The best explanation I can think of. I made the concept clear. The writing style is lucid and understandable. Nothing else can be easier than this explanation of SVM. Awesome, thanks Alex

21. A Logical Geek

You are amazing. Thanks a lot for this.. Because of lack of enough maths background i have having difficulty reaching here . You helped a lot. Is it possible for you to explain the justification of langrange's multipliers as well as further explanation of SVM.

22. Ganecian

I'm still confused in determining normal vector w. If the equation of the hyperplane is x2 = 1/3 * x1 + 1, what is the normal vector w? How to calculate it when w0 is not zero. Thanks

1. Alexandre KOWALCZYK Post author

In your example: x2 = 1/3 * x1 + 1, is in the form: x2 = a * x1 + b. To get the normal vector you just get the vector w(a,-1). So in this case, we define w(1/3,-1), x(x1,x2) and b = 1. And you can see that wx+b=0 is equivalent to x2 = 1/3 * x1 + 1.

Now if we plot, the vector w(1/3,-1), we can start to draw it where we want. I could start drawing at the origin x(0,0) or I can start drawing it directly on the hyperplane. I choose to do so, and I start drawing it at x(1,1+1/3).
As you can see in the figure: it is normal to the hyperplane.

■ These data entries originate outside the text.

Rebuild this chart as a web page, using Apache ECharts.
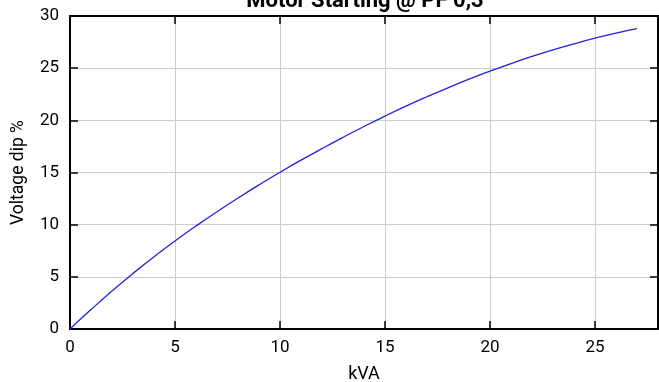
<!DOCTYPE html>
<html>
<head>
<meta charset="utf-8">
<script src="https://cdn.jsdelivr.net/npm/echarts@6/dist/echarts.min.js"></script>
<style>
  html, body { margin: 0; padding: 0; background: #fff; }
  #chart { width: 659px; height: 382px; }
</style>
</head>
<body>
<div id="chart"></div>
<script>
var kva = [0, 1, 2, 3, 4, 5, 6, 7, 8, 9, 10, 11, 12, 13, 14, 15, 16, 17, 18, 19, 20, 21, 22, 23, 24, 25, 26, 27];
var dip = [0, 1.86, 3.64, 5.33, 6.93, 8.44, 9.87, 11.24, 12.55, 13.81, 15.02, 16.18, 17.29, 18.37, 19.41, 20.41,
           21.36, 22.26, 23.12, 23.94, 24.71, 25.44, 26.12, 26.75, 27.33, 27.87, 28.36, 28.78];

var chart = echarts.init(document.getElementById('chart'));
var font = 'Roboto';

var pts = kva.map(function (k, i) { return [k, dip[i]]; });

var frameLine = { show: true, onZero: false, lineStyle: { color: '#000', width: 2 } };
var tick = { show: true, inside: true, length: 8, lineStyle: { color: '#000', width: 1.5 } };

var option = {
  animation: false,
  title: {
    text: 'Motor Starting @ PF 0,3',
    left: 360,
    textAlign: 'center',
    top: -15,
    textStyle: { fontFamily: font, fontSize: 22, fontWeight: 'bold', color: '#000' }
  },
  grid: { left: 70, right: 1, top: 16, bottom: 53, containLabel: false, outerBoundsMode: 'none' },
  xAxis: [{
    type: 'value', min: 0, max: 28, interval: 5, position: 'bottom',
    name: 'kVA', nameLocation: 'middle', nameGap: 36,
    nameTextStyle: { fontFamily: font, fontSize: 18, color: '#000' },
    axisLine: frameLine,
    axisTick: tick,
    axisLabel: {
      fontFamily: font, fontSize: 17, color: '#000', margin: 10,
      formatter: function (v) { return v % 5 === 0 ? String(v) : ''; }
    },
    splitLine: { show: true, lineStyle: { color: '#cccccc', width: 1 } }
  }, {
    type: 'value', min: 0, max: 28, interval: 5, position: 'top',
    axisLine: frameLine,
    axisTick: tick,
    axisLabel: { show: false },
    splitLine: { show: false }
  }],
  yAxis: [{
    type: 'value', min: 0, max: 30, interval: 5, position: 'left',
    name: 'Voltage dip %', nameLocation: 'middle', nameGap: 42,
    nameTextStyle: { fontFamily: font, fontSize: 17.5, color: '#000' },
    axisLine: frameLine,
    axisTick: tick,
    axisLabel: { fontFamily: font, fontSize: 17, color: '#000', margin: 11 },
    splitLine: { show: true, lineStyle: { color: '#cccccc', width: 1 } }
  }, {
    type: 'value', min: 0, max: 30, interval: 5, position: 'right',
    axisLine: frameLine,
    axisTick: tick,
    axisLabel: { show: false },
    splitLine: { show: false }
  }],
  series: [{
    type: 'line',
    data: pts,
    smooth: true,
    showSymbol: false,
    lineStyle: { color: '#2222dd', width: 1.3 }
  }]
};

chart.setOption(option);
</script>
</body>
</html>
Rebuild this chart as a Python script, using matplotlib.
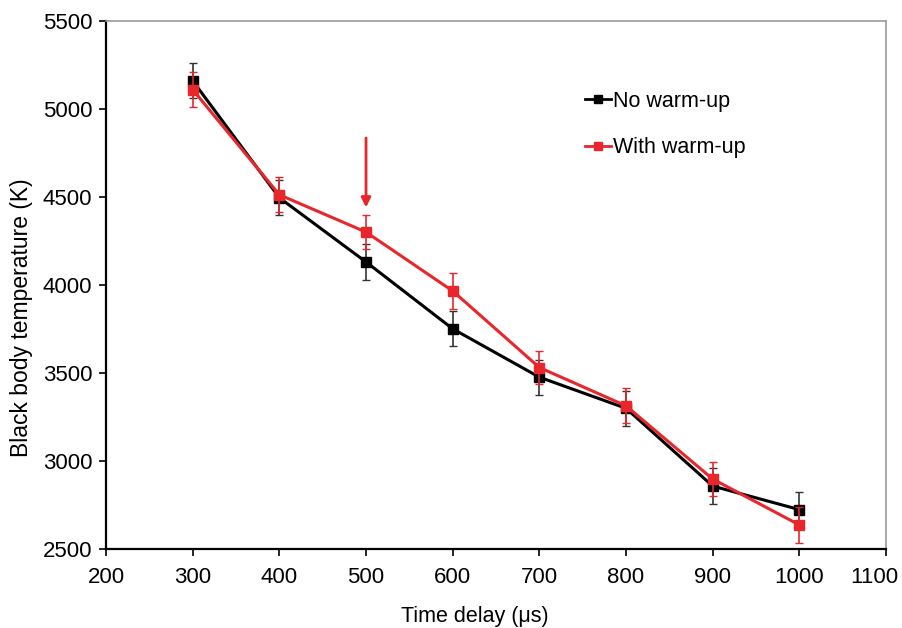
import matplotlib.pyplot as plt
import matplotlib.transforms as mtransforms
from matplotlib.lines import Line2D

plt.rcParams['font.family'] = ['Liberation Sans', 'DejaVu Sans']

time_delay = [300, 400, 500, 600, 700, 800, 900, 1000]
no_warmup = [5160, 4495, 4130, 3750, 3475, 3298, 2856, 2722]
no_warmup_err = [100, 100, 100, 100, 100, 100, 100, 100]
with_warmup = [5110, 4512, 4300, 3965, 3530, 3312, 2896, 2635]
with_warmup_err = [100, 100, 95, 100, 95, 100, 95, 100]

arrow_x = 500
arrow_top = 4835
arrow_tip = 4440

red = '#e8262b'

fig = plt.figure(figsize=(9.03, 6.28), dpi=100)
ax = fig.add_axes([0.1174, 0.1263, 0.8638, 0.8403])

ax.errorbar(time_delay, no_warmup, yerr=no_warmup_err, color='black', lw=2.2,
            marker='s', ms=7, capsize=3, elinewidth=1.2, ecolor='#333333',
            zorder=3)
ax.errorbar(time_delay, with_warmup, yerr=with_warmup_err, color=red, lw=2.2,
            marker='s', ms=7, capsize=3, elinewidth=1.2, ecolor=red,
            zorder=4)

ax.annotate('', xy=(arrow_x, arrow_tip), xytext=(arrow_x, arrow_top),
            arrowprops=dict(arrowstyle='-|>', color=red, lw=2,
                            mutation_scale=14, shrinkA=0, shrinkB=0))

ax.set_xlim(200, 1100)
ax.set_ylim(2500, 5500)
ax.set_xticks(range(200, 1101, 100))
ax.set_yticks(range(2500, 5501, 500))
ax.tick_params(labelsize=16, direction='out', length=5, width=1.2)
ax.tick_params(axis='x', pad=8)
ax.tick_params(axis='y', pad=5)

# last x label sits a bit left in the original
fig.canvas.draw()
last = ax.get_xticklabels()[-1]
last.set_transform(last.get_transform() +
                   mtransforms.ScaledTranslation(-12 / 100, 0, fig.dpi_scale_trans))

for s in ['left', 'bottom']:
    ax.spines[s].set_linewidth(1.6)
    ax.spines[s].set_color('black')
for s in ['top', 'right']:
    ax.spines[s].set_linewidth(1.2)
    ax.spines[s].set_color('#999999')

ax.set_xlabel('Time delay (μs)', fontsize=15.5)
ax.set_ylabel('Black body temperature (K)', fontsize=16.5)
ax.xaxis.set_label_coords(0.473, -0.108)
ax.yaxis.set_label_coords(-0.094, 0.4375)

handles = [Line2D([], [], color='black', lw=2, marker='s', ms=6),
           Line2D([], [], color=red, lw=2, marker='s', ms=6)]
ax.legend(handles, ['No warm-up', 'With warm-up'], loc='upper left',
          bbox_to_anchor=(0.614, 0.868), frameon=False, fontsize=15.5,
          handlelength=1.2, handletextpad=0.1, labelspacing=1.2,
          borderpad=0, borderaxespad=0)

fig.savefig('out.png', dpi=100)
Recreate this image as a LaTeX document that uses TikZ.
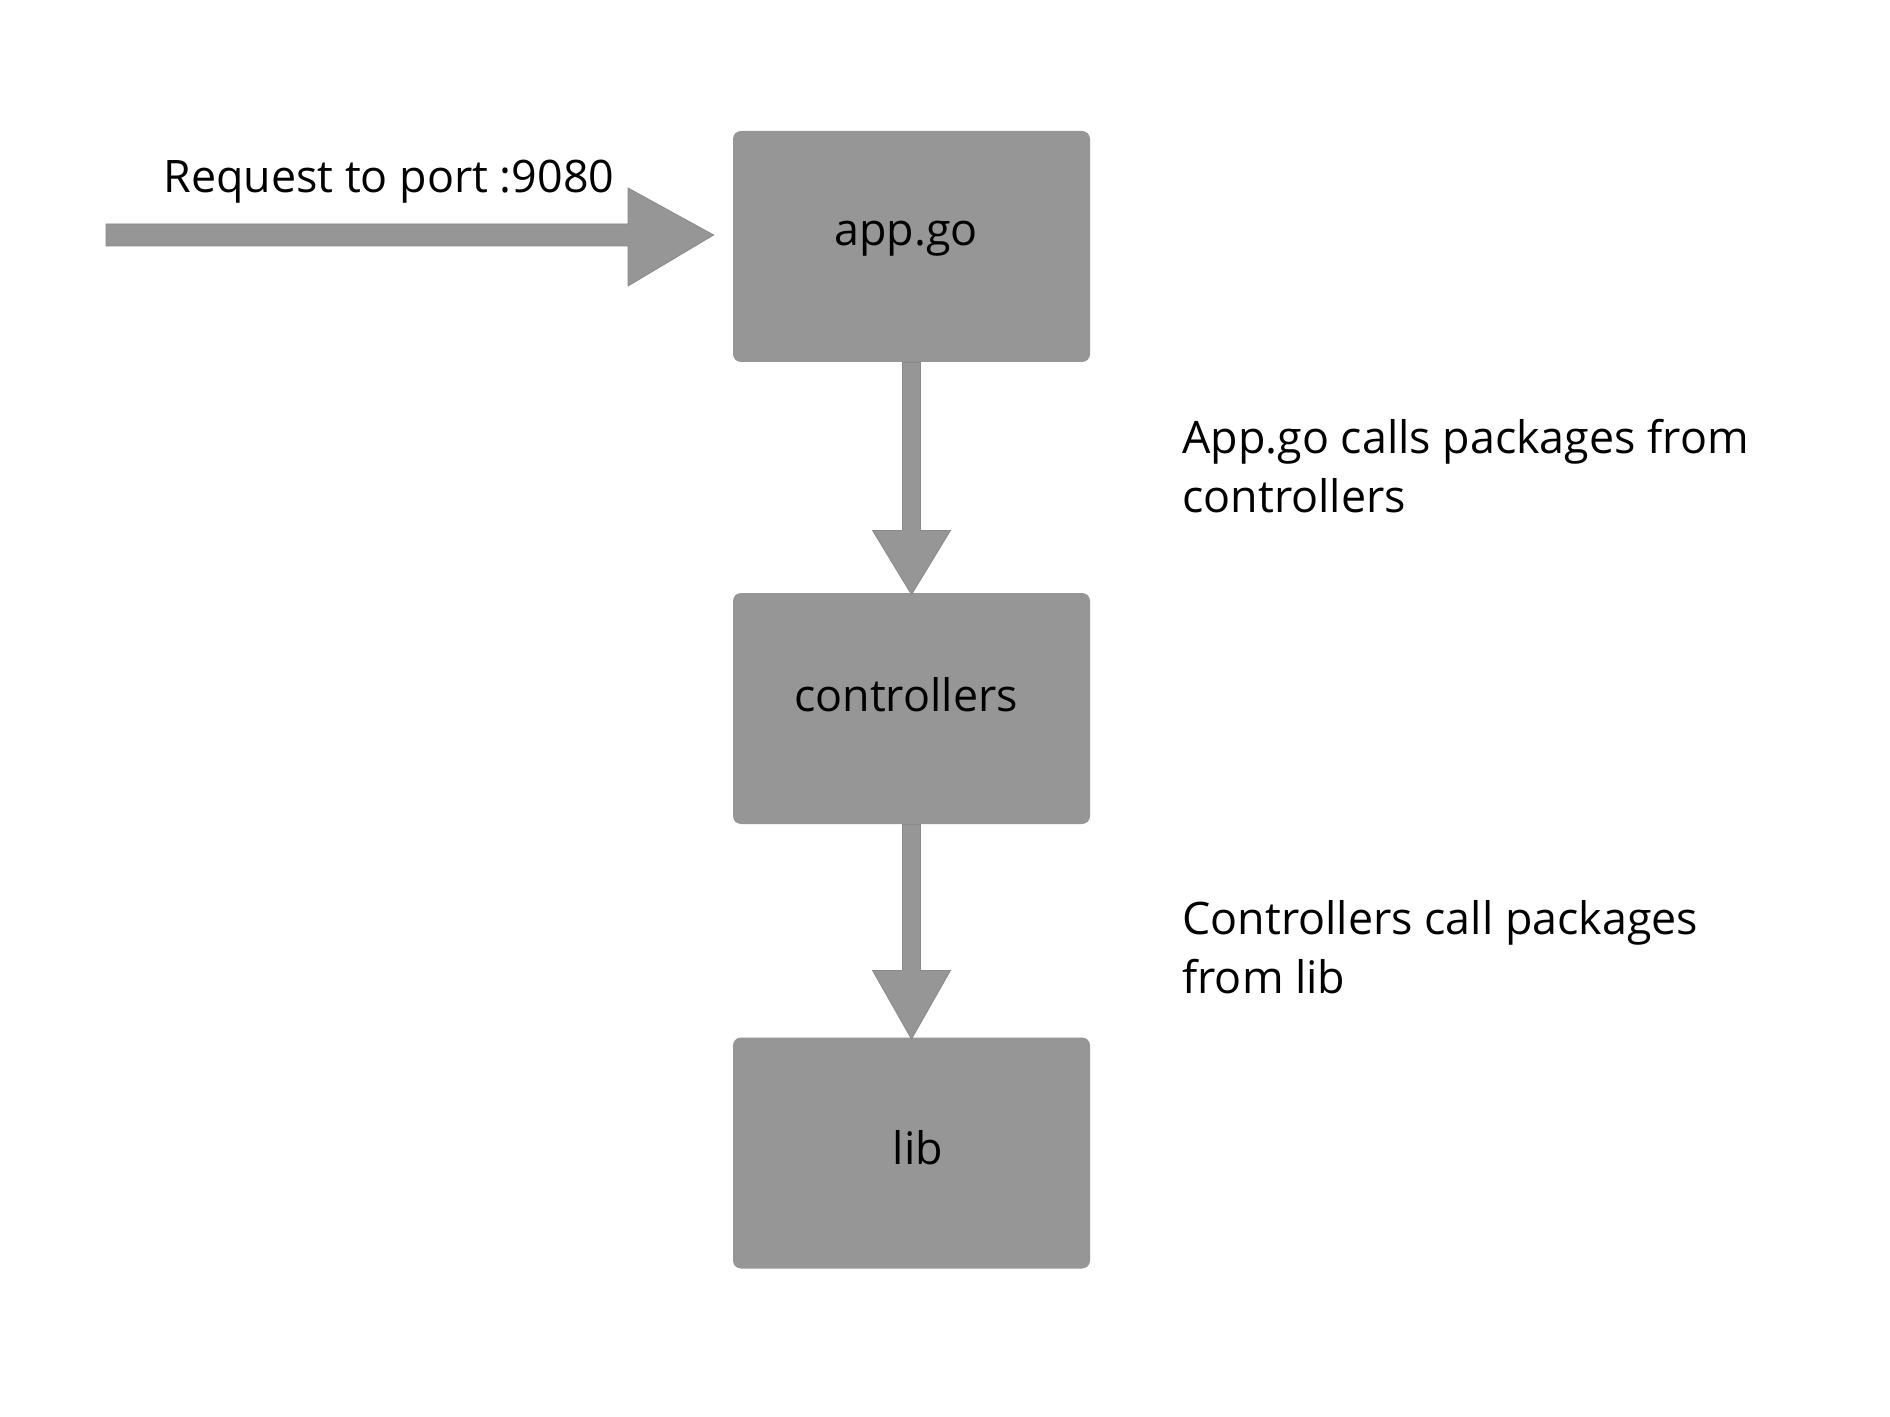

Where I chose to start drawing it, does not change the fact that it is normal to the hyperplane.

23. Beungeut Boloho

Hi, can you explain what is the bias b visually? Is it the distance of vertical axis to the origin or the distance of the hyperplane to the origin?

1. Alexandre KOWALCZYK Post author

Given an hyperplane having the equation wx+b=0 with vectors w(w0,w1) and x(x0,x1). b is the distance between the vertical axis and the origin only when the value w1 of the weight vector is equal -1. Indeed, when we transform this hyperplane equation to a line equation of the form y=ax+c we get a = -w0/w1 and c = -b/w1. Some books represent b as being the distance between the origin and the hyperplane, but I think this is true only under certain conditions, at least that is what I found when trying to verify it by myself using the first formula of this article using formulas from this page.